Community Books

>> Monday, July 21, 2008

Another peek into past crafty activities...

A couple months ago, my current roommate mused out loud that for someone who is not a baby person, I'm pretty good at making gifts for them when they are born and remembering to give something to the older siblings as well. As for the latter, I can thank my mom, as she was always good at remembering the other children (that may be a function of being the oldest, as I too remember wanting to open presents when my younger siblings got things they couldn't even unwrap themselves). As for the former, baby quilts are fun to make precisely because they are small and relatively quick.
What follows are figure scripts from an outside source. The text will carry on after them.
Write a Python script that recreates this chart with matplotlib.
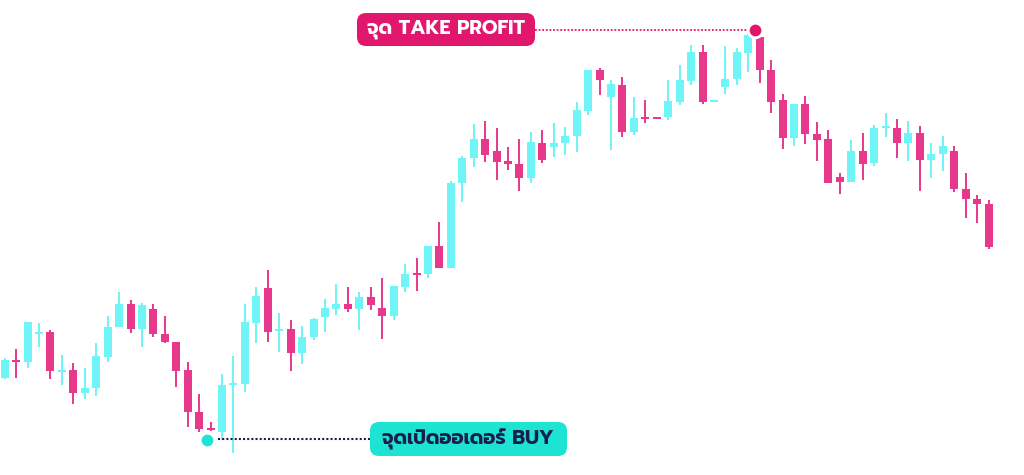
import matplotlib
matplotlib.use("Agg")
import matplotlib.pyplot as plt
from matplotlib.patches import FancyBboxPatch
from matplotlib.transforms import IdentityTransform
import numpy as np

# OHLC candles (arbitrary price units)
OPEN = [122, 139.5, 138, 166.5, 168, 128.5, 130, 107, 112, 143,
        173, 196, 171, 191, 166, 158, 130, 88, 71.5, 68,
        115, 116, 177, 212, 169.5, 171, 147, 163, 183, 191,
        196, 191, 203, 192, 184, 213, 226.5, 226, 254, 232,
        317, 342, 361, 349, 339, 336, 322, 357, 353, 357,
        364, 389, 430, 403, 415, 368, 382.5, 382.5, 383, 398,
        419, 448, 398.5, 413, 421, 447, 463, 430, 400, 362,
        396, 366, 361, 323, 318, 349, 337, 372.5, 372, 357,
        367, 340, 346, 349, 311, 301, 296]
HIGH = [142, 151, 178, 177, 170, 145, 137, 132, 157, 184,
        208, 200, 197, 196, 184, 158, 138, 106, 78, 126,
        144, 196, 213, 230, 187, 180, 174, 182, 201, 216,
        213, 208, 213, 222, 214, 236, 242, 254, 278, 319,
        344, 376, 379, 372, 353, 361, 368, 370, 377, 373,
        398, 430, 432, 420, 423, 403, 400, 383, 420, 435,
        455, 455, 400, 454, 452, 467, 465, 440, 406, 396,
        404, 378, 370, 327, 360, 367, 375, 387, 381, 379,
        374, 357, 364, 354, 327, 305, 300]
LOW = [121, 122, 132, 153, 121, 115, 96, 101, 104, 138,
       173, 167, 153, 163, 157, 113, 73, 68, 69, 60,
       47, 108, 157, 158, 148, 129, 136, 160, 168, 185,
       188, 170, 190, 161, 180, 208, 209, 222, 232, 232,
       298, 333, 338, 320, 330, 309, 317, 337, 343, 345,
       348, 385, 405, 350, 363, 365, 377, 381, 380, 395,
       415, 396, 398, 406, 415, 428, 417, 387, 351, 354,
       356, 339, 317, 306, 318, 320, 334, 363, 342, 339,
       309, 322, 329, 308, 282, 277, 251]
CLOSE = [140, 138.5, 178, 167.5, 129, 129.5, 107, 112, 144, 173,
         196, 171, 195, 166, 158, 129, 88, 71, 70, 115,
         116, 178, 204, 168, 170.5, 147, 163, 181, 192, 196,
         191, 203, 195, 184, 214, 226, 225.5, 254, 232, 317,
         342, 361, 345, 338, 336, 322, 358, 340, 357, 364,
         390, 430, 420, 416, 368, 382, 381.5, 381.5, 399, 420,
         448, 398, 399.5, 421, 448, 465, 430, 398, 362, 396,
         366, 360, 317, 318, 349, 336, 372, 374.5, 357, 367,
         340, 346, 354, 311, 301, 296, 253]

# annotated points: (candle position, price)
BUY_POINT = (17.7, 60)
TP_POINT = (65.6, 470)
BUY_LABEL = "จุดเปิดออเดอร์ BUY"
TP_LABEL = "จุด TAKE PROFIT"

CYAN = "#6ff4f7"
PINK = "#e8388b"
TP_COLOR = "#e0176d"
BUY_COLOR = "#1de3d3"
NAVY = "#1b1d4d"

THAI_FONT = ["Prompt", "DejaVu Sans"]

fig = plt.figure(figsize=(10.24, 4.75), dpi=100)
ax = fig.add_axes([0, 0, 1, 1])
ax.set_xlim(-0.41, 89.1)
ax.set_ylim(25, 500)
ax.axis("off")

o = np.array(OPEN)
h = np.array(HIGH)
l = np.array(LOW)
c = np.array(CLOSE)
x = np.arange(len(o))
up = c >= o
colors = np.where(up, CYAN, PINK)

ax.vlines(x, l, h, colors=colors, linewidth=1.4, zorder=1)
bottom = np.minimum(o, c)
height = np.maximum(np.abs(c - o), 1.6)
ax.bar(x, height, bottom=bottom, width=0.7, color=colors, linewidth=0, zorder=2)

# markers
ax.scatter([TP_POINT[0]], [TP_POINT[1]], s=110, color=TP_COLOR,
           edgecolors="white", linewidths=2.0, zorder=5)
ax.scatter([BUY_POINT[0]], [BUY_POINT[1]], s=100, color=BUY_COLOR,
           edgecolors="white", linewidths=1.5, zorder=5)

# dotted leader lines (display pixels)
ident = IdentityTransform()
ax.plot([535, 747], [445, 445], transform=ident, color=TP_COLOR,
        linestyle=(0, (1, 1)), linewidth=1.3, zorder=4)
ax.plot([218, 370], [36, 36], transform=ident, color=NAVY,
        linestyle=(0, (1, 1)), linewidth=1.5, zorder=4)

# label boxes
tp_box = FancyBboxPatch((357, 429), 178, 33, boxstyle="round,pad=0,rounding_size=9",
                        transform=ident, facecolor=TP_COLOR, edgecolor="none", zorder=6)
buy_box = FancyBboxPatch((370, 19), 197, 34, boxstyle="round,pad=0,rounding_size=9",
                         transform=ident, facecolor=BUY_COLOR, edgecolor="none", zorder=6)
fig.add_artist(tp_box)
fig.add_artist(buy_box)

fig.text(446 / 1024, 445.5 / 475, TP_LABEL, ha="center", va="center", color="white",
         fontsize=14, fontweight="bold", family=THAI_FONT, zorder=7)
fig.text(468 / 1024, 36 / 475, BUY_LABEL, ha="center", va="center", color=NAVY,
         fontsize=14, fontweight="bold", family=THAI_FONT, zorder=7)

fig.savefig("out.png", dpi=100, facecolor="white")
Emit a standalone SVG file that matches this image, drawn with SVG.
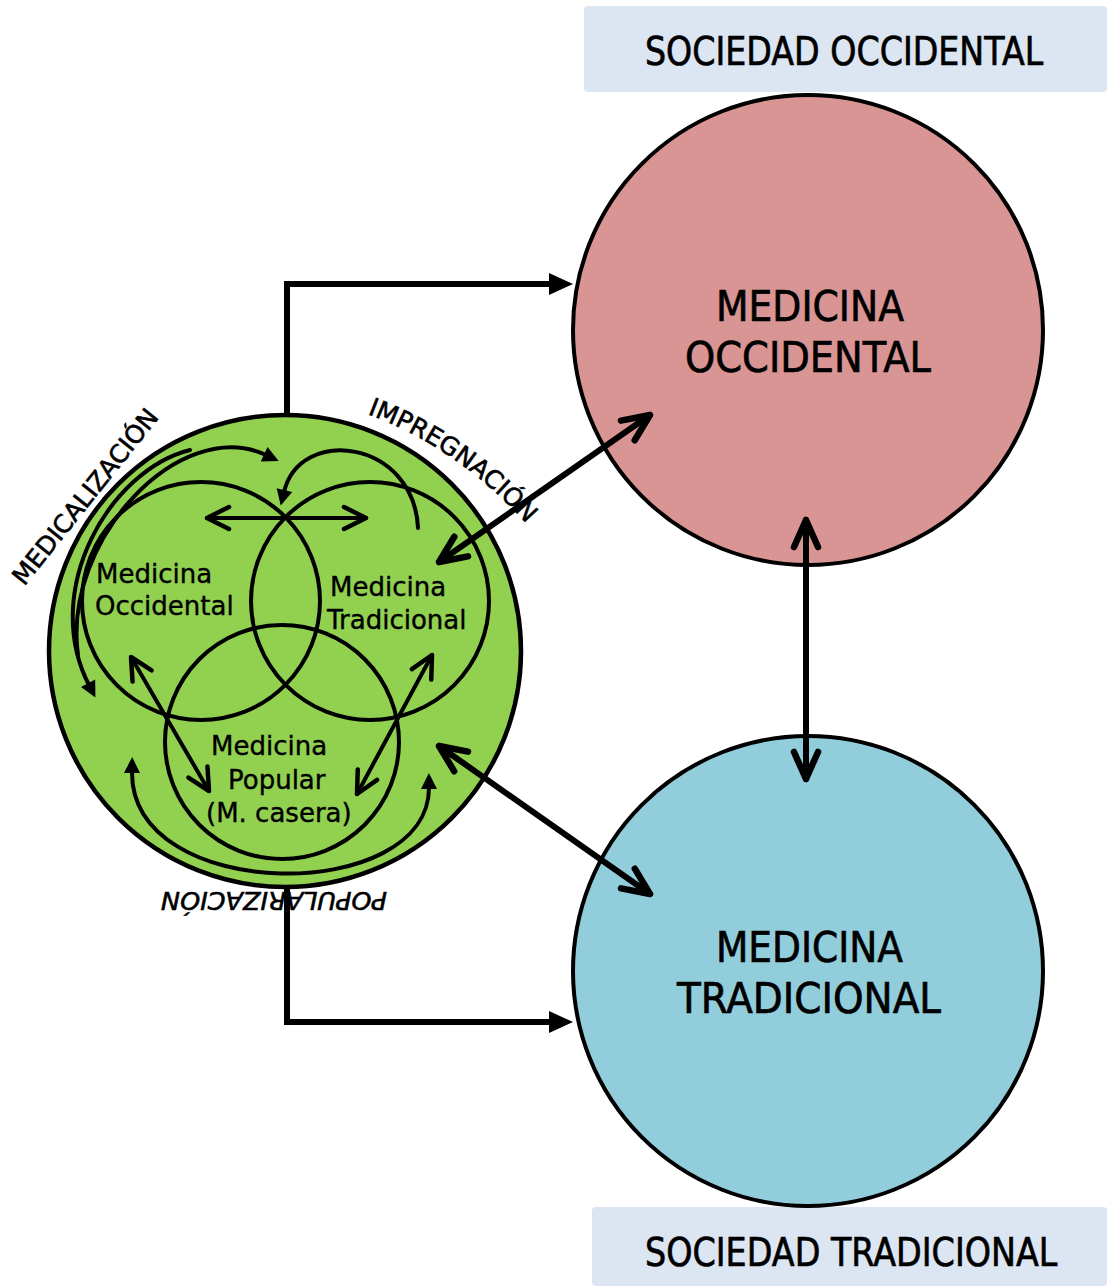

They are very doable quilting projects, ones for which the path does not seem to wind its way through never-never land.

Yet as grateful as I know new parents are for baby gifts, it has always seemed to me that the parents are left out. After all, it's their life that changes most dramatically the instant they have a live baby for whom to care. I wanted to find a way to give them a gift, one that would aid them with the transition and also (this is the selfish part) keep them planted in my friend-group as people who still have adult, childless/free friends.

My solution was something I call "community books." These books hold small cards that serve as IOUs for things like dinners delivered to their house, babysitting, movie night at their convenience, help with laundry or other household chores. They also contain gift certificates -- to movies, restaurants, and other outings as well as for a massage for the new mom. For the two I've created thus far, I rounded up about 15 other people to contribute one service and $10 per person.

I know it's hard to see in the pictures, but the second page includes a note that explains the book and the last page has an index with all of the services and gift certificates. The recipients of the first book asked if they had to give the IOU coupon back to the giver, and my answer was "of course not." The giver knows what he or she has donated, and all the recipients need to do is call or email. The book's coupons just facilitate the process.